O primeiro: não tentar “surfar na onda” de alguma causa popular. Você não precisa pensar muito para se lembrar de alguma marca que caiu no julgamento de usuários em redes sociais, após levantar alguma bandeira sem a propriedade necessária. Em um mundo cada vez mais conectado e complexo, a única opção é sustentar e defender um propósito de maneira genuína e consistente.

O segundo fator é que essa consistência começa, principalmente, dentro de casa. Empresas que se posicionam externamente a favor de uma causa mas não a vivenciam internamente são rapidamente desmascaradas. Em tempos de redes sociais, torna-se mais fácil os funcionários agirem como “porta-vozes informais” das empresas, de forma negativa e positiva. Por isso, entender os colaboradores também como público alvo é essencial.
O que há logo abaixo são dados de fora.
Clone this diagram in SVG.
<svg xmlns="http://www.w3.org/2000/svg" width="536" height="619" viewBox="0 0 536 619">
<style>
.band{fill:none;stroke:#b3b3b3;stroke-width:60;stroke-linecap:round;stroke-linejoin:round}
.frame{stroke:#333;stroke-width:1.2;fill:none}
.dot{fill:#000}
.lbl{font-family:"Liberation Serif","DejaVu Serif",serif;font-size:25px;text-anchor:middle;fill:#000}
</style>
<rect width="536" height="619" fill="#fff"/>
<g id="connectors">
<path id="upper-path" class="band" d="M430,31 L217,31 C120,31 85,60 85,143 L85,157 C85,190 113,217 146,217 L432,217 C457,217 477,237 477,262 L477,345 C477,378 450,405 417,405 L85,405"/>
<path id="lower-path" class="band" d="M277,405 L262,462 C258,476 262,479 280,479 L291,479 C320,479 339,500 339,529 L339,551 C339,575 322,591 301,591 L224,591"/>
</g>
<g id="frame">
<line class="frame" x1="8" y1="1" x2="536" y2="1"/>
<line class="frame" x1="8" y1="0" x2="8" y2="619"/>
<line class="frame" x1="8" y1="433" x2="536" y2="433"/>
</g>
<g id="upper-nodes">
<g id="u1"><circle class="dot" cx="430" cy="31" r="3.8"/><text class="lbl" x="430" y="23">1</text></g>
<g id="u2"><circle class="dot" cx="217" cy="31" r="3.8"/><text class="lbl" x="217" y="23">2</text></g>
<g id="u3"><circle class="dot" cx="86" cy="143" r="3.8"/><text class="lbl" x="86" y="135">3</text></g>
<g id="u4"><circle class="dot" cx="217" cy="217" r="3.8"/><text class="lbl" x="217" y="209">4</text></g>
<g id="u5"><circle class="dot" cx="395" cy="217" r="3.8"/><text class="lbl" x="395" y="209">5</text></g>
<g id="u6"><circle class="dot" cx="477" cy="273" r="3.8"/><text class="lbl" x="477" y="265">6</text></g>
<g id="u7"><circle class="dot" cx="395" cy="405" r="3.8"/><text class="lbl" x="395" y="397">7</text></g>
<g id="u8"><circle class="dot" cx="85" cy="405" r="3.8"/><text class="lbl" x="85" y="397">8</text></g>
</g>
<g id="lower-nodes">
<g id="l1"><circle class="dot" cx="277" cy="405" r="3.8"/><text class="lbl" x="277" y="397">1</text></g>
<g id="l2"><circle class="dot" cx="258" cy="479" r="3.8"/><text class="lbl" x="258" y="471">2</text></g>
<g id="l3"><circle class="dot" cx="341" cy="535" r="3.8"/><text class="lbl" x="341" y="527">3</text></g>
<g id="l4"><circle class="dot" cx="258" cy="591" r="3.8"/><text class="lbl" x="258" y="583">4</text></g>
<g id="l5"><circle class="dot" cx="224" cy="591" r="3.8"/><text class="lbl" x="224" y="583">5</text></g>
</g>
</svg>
A confiança tem um papel crucial na forma como nos relacionamos com as pessoas, com as instituições e com as marcas. Segundo o In Brands We Trust?, 72% dos brasileiros comprariam pela primeira vez, permaneceriam leais e defenderiam uma marca em que confiam em relação ao produto, à experiência de compra – e também ao impacto social. A equação para a conquista do consumidor ganhou nos últimos tempos esse novo fator.

Isso exige das empresas capacidade de adaptação. Elas devem ver seus próprios negócios como pequenos ecossistemas, capazes de gerar impacto positivo para a sociedade. E devem perceber um comportamento que se difunde por consumidores de todas as idades: comprar ou boicotar uma marca assume, cada vez mais, papel de ato político.